— Aim —
Without the pictures, extract every line from the start of the material to the line containing "(0,0) rectangle (877,950);", both ends included.

— Collected data —
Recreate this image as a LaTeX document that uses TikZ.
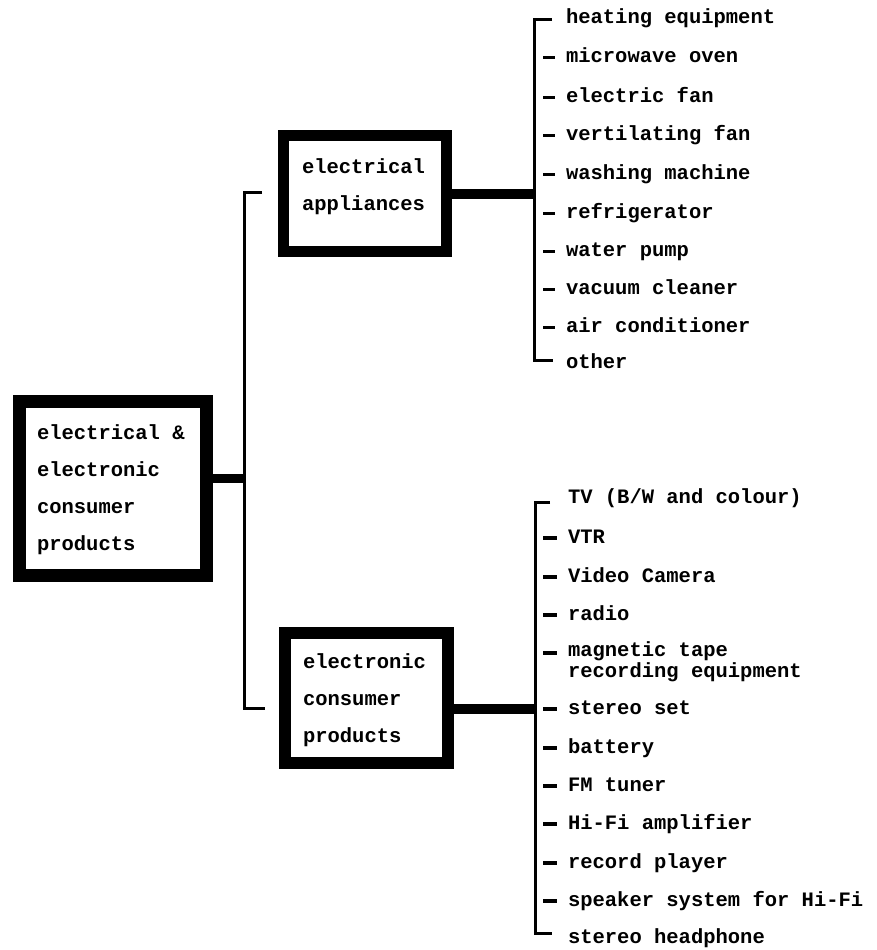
\documentclass[tikz,border=0pt]{standalone}
\usepackage{fontspec}
\setmainfont{Liberation Mono}
\begin{document}
\begin{tikzpicture}[x=1pt,y=-1pt,
  every node/.style={inner sep=0pt,outer sep=0pt},
  item/.style={anchor=west,font=\fontsize{20.5}{18}\bfseries\selectfont,text height=14pt,text depth=4pt},
  item2/.style={anchor=north west,align=left,font=\fontsize{20.5}{18}\bfseries\selectfont},
  boxtext/.style={anchor=west,align=left,font=\fontsize{20.5}{37}\bfseries\selectfont},
  bigbox/.style={draw,line width=#1},
  stub/.style={line width=10pt},
  vline/.style={line width=3pt},
  tick/.style={line width=3pt},
  tickb/.style={line width=4pt}]
\useasboundingbox (0,0) rectangle (877,950);

% boxes
\node[bigbox=13pt,minimum width=187pt,minimum height=174pt] (main) at (113,488.5) {};
\node[boxtext] (mainT) at (37,490) {electrical \&\\electronic\\consumer\\products};
\node[bigbox=11pt,minimum width=163pt,minimum height=116pt] (app) at (365,193.5) {};
\node[boxtext] (appT) at (302,186.5) {electrical\\appliances};
\node[bigbox=12pt,minimum width=163pt,minimum height=130pt] (elec) at (366.5,698) {};
\node[boxtext] (elecT) at (303,700) {electronic\\consumer\\products};

% main connector
\coordinate (mstub) at (206.5,478);
\coordinate (vt) at (244,192);
\coordinate (vb) at (244,708);
\coordinate (ht) at (262,192);
\coordinate (hb) at (265,708);
\draw[line width=9pt] (mstub) -- (mstub -| vt);
\draw[vline] (ht) -- (vt) -- (vb) -- (hb);

% appliance items
\node[item] (a1) at (566,19) {heating equipment};
\node[item] (a2) at (566,58) {microwave oven};
\node[item] (a3) at (566,97) {electric fan};
\node[item] (a4) at (566,135) {vertilating fan};
\node[item] (a5) at (566,174) {washing machine};
\node[item] (a6) at (566,213) {refrigerator};
\node[item] (a7) at (566,251) {water pump};
\node[item] (a8) at (566,289) {vacuum cleaner};
\node[item] (a9) at (566,327) {air conditioner};
\node[item] (a10) at (566,363) {other};
\coordinate (at1) at (552,20);
\coordinate (at2) at (534,20);
\coordinate (ab2) at (534,360);
\coordinate (ab1) at (553,360);
\draw[vline] (at1) -- (at2) -- (ab2) -- (ab1);
\foreach \n in {a2,a3,a4,a5,a6,a7,a8,a9}
  \draw[tick] ([xshift=-23pt]\n.west) -- ([xshift=-11pt]\n.west);
\draw[stub] (app.east) -- (app.east -| at2);

% electronic items
\node[item] (e1) at (568,498) {TV (B/W and colour)};
\node[item] (e2) at (568,538) {VTR};
\node[item] (e3) at (568,577) {Video Camera};
\node[item] (e4) at (568,615) {radio};
\node[item2] (e5) at (568,642) {magnetic tape\\recording equipment};
\node[item] (e6) at (568,709) {stereo set};
\node[item] (e7) at (568,748) {battery};
\node[item] (e8) at (568,786) {FM tuner};
\node[item] (e9) at (568,824) {Hi-Fi amplifier};
\node[item] (e10) at (568,863) {record player};
\node[item] (e11) at (568,901) {speaker system for Hi-Fi};
\node[item] (e12) at (568,938) {stereo headphone};
\coordinate (et1) at (550,502);
\coordinate (et2) at (535,502);
\coordinate (eb2) at (535,933);
\coordinate (eb1) at (552,933);
\draw[vline] (et1) -- (et2) -- (eb2) -- (eb1);
\foreach \n in {e2,e3,e4,e6,e7,e8,e9,e10,e11}
  \draw[tickb] ([xshift=-25pt]\n.west) -- ([xshift=-11pt]\n.west);
\draw[tickb] ([xshift=-25pt,yshift=-11pt]e5.north west) -- ([xshift=-11pt,yshift=-11pt]e5.north west);
\coordinate (estub) at (448,709);
\draw[stub] (estub) -- (estub -| et2);
\end{tikzpicture}
\end{document}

— Solution below —
Recreate this image as a LaTeX document that uses TikZ.
\documentclass[tikz,border=0pt]{standalone}
\usepackage{fontspec}
\setmainfont{Liberation Mono}
\begin{document}
\begin{tikzpicture}[x=1pt,y=-1pt,
  every node/.style={inner sep=0pt,outer sep=0pt},
  item/.style={anchor=west,font=\fontsize{20.5}{18}\bfseries\selectfont,text height=14pt,text depth=4pt},
  item2/.style={anchor=north west,align=left,font=\fontsize{20.5}{18}\bfseries\selectfont},
  boxtext/.style={anchor=west,align=left,font=\fontsize{20.5}{37}\bfseries\selectfont},
  bigbox/.style={draw,line width=#1},
  stub/.style={line width=10pt},
  vline/.style={line width=3pt},
  tick/.style={line width=3pt},
  tickb/.style={line width=4pt}]
\useasboundingbox (0,0) rectangle (877,950);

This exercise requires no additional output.